• Your objective:
Look through the lines of the material and count those containing "matplotlib". Give that count alone.

• Source excerpt:
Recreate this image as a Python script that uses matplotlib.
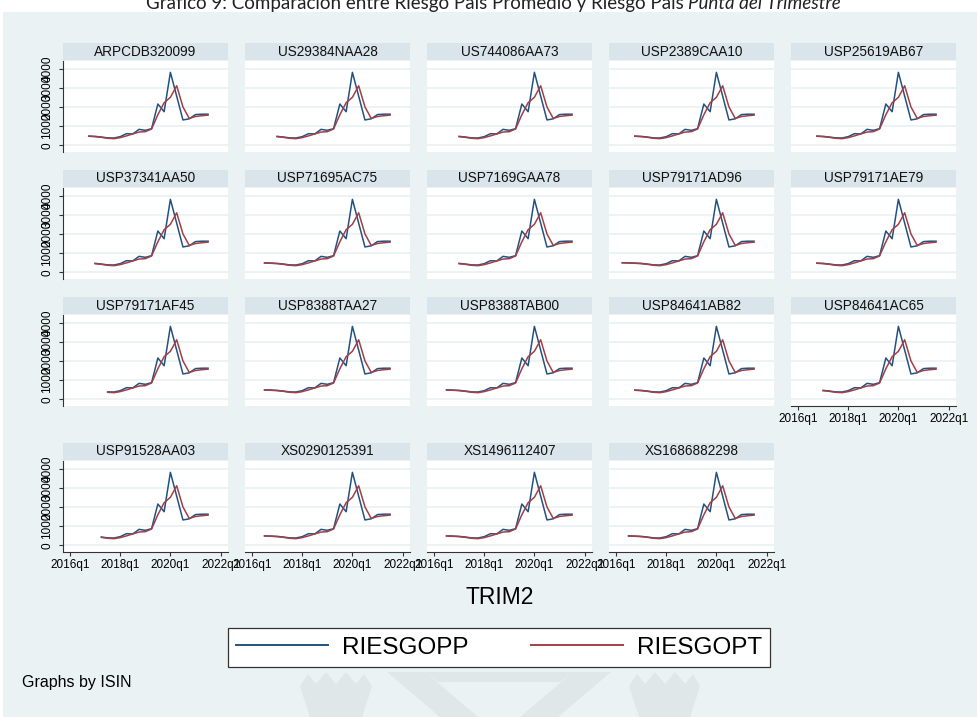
# %%
import matplotlib

matplotlib.use("Agg")
import matplotlib.pyplot as plt
from matplotlib.lines import Line2D
from matplotlib.patches import Polygon, Rectangle

# %% data (quarterly country risk, bps)
quarters = [
    "2016q1", "2016q2", "2016q3", "2016q4", "2017q1", "2017q2", "2017q3", "2017q4",
    "2018q1", "2018q2", "2018q3", "2018q4", "2019q1", "2019q2", "2019q3", "2019q4",
    "2020q1", "2020q2", "2020q3", "2020q4", "2021q1", "2021q2", "2021q3",
]
riesgo_pp = [
    520, 500, 490, 480, 465, 430, 385, 380, 450, 605, 590, 830,
    780, 865, 2150, 1750, 3800, 2560, 1320, 1380, 1600, 1620, 1620,
]
riesgo_pt = [
    510, 495, 485, 470, 450, 415, 365, 345, 400, 490, 590, 690,
    710, 850, 1590, 2220, 2500, 3100, 2000, 1400, 1500, 1540, 1570,
]
isins = [
    "ARPCDB320099", "US29384NAA28", "US744086AA73", "USP2389CAA10", "USP25619AB67",
    "USP37341AA50", "USP71695AC75", "USP7169GAA78", "USP79171AD96", "USP79171AE79",
    "USP79171AF45", "USP8388TAA27", "USP8388TAB00", "USP84641AB82", "USP84641AC65",
    "USP91528AA03", "XS0290125391", "XS1496112407", "XS1686882298",
]
first_quarter = [
    "2016q4", "2017q1", "2017q1", "2016q4", "2016q4",
    "2017q1", "2016q3", "2017q1", "2016q2", "2016q4",
    "2017q3", "2016q3", "2016q3", "2016q4", "2017q1",
    "2017q2", "2016q3", "2016q3", "2016q3",
]
x_ticks = ["2016q1", "2018q1", "2020q1", "2022q1"]
y_ticks = [0, 1000, 2000, 3000, 4000]


def qpos(label):
    return int(label[:4]) + (int(label[5]) - 1) / 4


W, H = 977, 717
BG = "#EAF2F3"
STRIP = "#D9E5EA"
BLUE = "#24527E"
RED = "#A23F47"
FONT = "Liberation Sans"

plt.rcParams["font.family"] = FONT

fig = plt.figure(figsize=(W / 100, H / 100), dpi=100)
fig.patch.set_facecolor("white")


def fx(x):
    return x / W


def fy(y):
    return 1 - y / H


fig.add_artist(Rectangle((fx(3), 0), 1 - fx(3), fy(12), transform=fig.transFigure,
                         facecolor=BG, edgecolor="none", zorder=-10))

# faint watermark at the bottom
wm = "#DFE7E9"
for pts in [
    [(387, 672), (425, 672), (478, 717), (440, 717)],
    [(611, 672), (573, 672), (520, 717), (558, 717)],
    [(425, 672), (573, 672), (560, 682), (438, 682)],
    [(300, 686), (308, 674), (316, 684), (326, 672), (336, 684), (346, 672),
     (356, 684), (364, 674), (372, 686), (362, 717), (310, 717)],
    [(629, 686), (637, 674), (645, 684), (655, 672), (665, 684), (675, 672),
     (685, 684), (693, 674), (700, 686), (690, 717), (639, 717)],
]:
    fig.add_artist(Polygon([(fx(a), fy(b)) for a, b in pts], closed=True,
                           transform=fig.transFigure, facecolor=wm,
                           edgecolor="none", zorder=-9))

x_all = [qpos(q) for q in quarters]
tick_pos = [qpos(q) for q in x_ticks]
n_cols = 5
pw, ph = 165, 91

for i, isin in enumerate(isins):
    r, c = divmod(i, n_cols)
    left = 63 + 182 * c
    top = 61 + 127 * r if r < 3 else 461
    ax = fig.add_axes([fx(left), fy(top + ph), pw / W, ph / H])
    ax.set_facecolor("white")

    # strip with the ISIN
    fig.add_artist(Rectangle((fx(left), fy(top - 1)), pw / W, 17 / H,
                             transform=fig.transFigure, facecolor=STRIP,
                             edgecolor="none", zorder=-5))
    fig.text(fx(left + pw / 2), fy(top - 9.5), isin, ha="center", va="center",
             fontsize=9.8, color="#111111")

    k0 = quarters.index(first_quarter[i])
    ax.plot(x_all[k0:], riesgo_pp[k0:], color=BLUE, lw=1.1)
    ax.plot(x_all[k0:], riesgo_pt[k0:], color=RED, lw=1.1)

    ax.set_xlim(2015.721, 2022.295)
    ax.set_ylim(-349, 4391)
    ax.set_yticks(y_ticks)
    ax.set_yticklabels([str(v) for v in y_ticks], rotation=90, va="center")
    ax.set_xticks(tick_pos)
    ax.set_xticklabels(x_ticks)
    ax.yaxis.grid(True, color=BG, lw=1.3)
    ax.set_axisbelow(True)
    for sp in ax.spines.values():
        sp.set_visible(False)

    show_y = c == 0
    show_x = r == 3 or (r == 2 and c == 4)
    ax.tick_params(axis="y", left=show_y, labelleft=show_y, length=3,
                   width=0.8, color="#333333", labelsize=8.5, pad=4)
    ax.tick_params(axis="x", bottom=show_x, labelbottom=show_x, length=3,
                   width=0.8, color="#333333", labelsize=8.5, pad=2)
    if show_y:
        ax.spines["left"].set_visible(True)
        ax.spines["left"].set_color("#333333")
        ax.spines["left"].set_linewidth(0.8)
    if show_x:
        ax.spines["bottom"].set_visible(True)
        ax.spines["bottom"].set_color("#333333")
        ax.spines["bottom"].set_linewidth(0.8)

# axis title, legend and note
fig.text(fx(500), fy(597), "TRIM2", ha="center", va="center", fontsize=16.5)

handles = [Line2D([], [], color=BLUE, lw=1.4), Line2D([], [], color=RED, lw=1.4)]
leg = fig.legend(handles, ["RIESGOPP", "RIESGOPT"], ncol=2, loc="center",
                 bbox_to_anchor=(fx(228), fy(668), 542 / W, 41 / H), mode="expand",
                 borderaxespad=0, fontsize=17.5, handlelength=3.8,
                 handletextpad=0.55, columnspacing=1.6, borderpad=0.33,
                 fancybox=False, framealpha=1)
leg.get_frame().set_edgecolor("#333333")
leg.get_frame().set_linewidth(0.9)

fig.text(fx(22), fy(683), "Graphs by ISIN", ha="left", va="center", fontsize=11.5)

# title, partially cut at the top as in the source document
renderer = fig.canvas.get_renderer()
tfont = dict(family=["Lato", "DejaVu Sans"], fontsize=13.5, color="#222222")
t1 = fig.text(0, fy(9), "Gráfico 9: Comparación entre Riesgo País Promedio y Riesgo País",
              va="baseline", **tfont)
t2 = fig.text(0, fy(9), "Punta del Trimestre", va="baseline", style="italic", **tfont)
w1 = t1.get_window_extent(renderer).width
w2 = t2.get_window_extent(renderer).width
gap = 4
x0 = 493 - (w1 + gap + w2) / 2
t1.set_x(fx(x0))
t2.set_x(fx(x0 + w1 + gap))

fig.savefig("out.png", dpi=100, facecolor=fig.get_facecolor())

• Answer in full:
6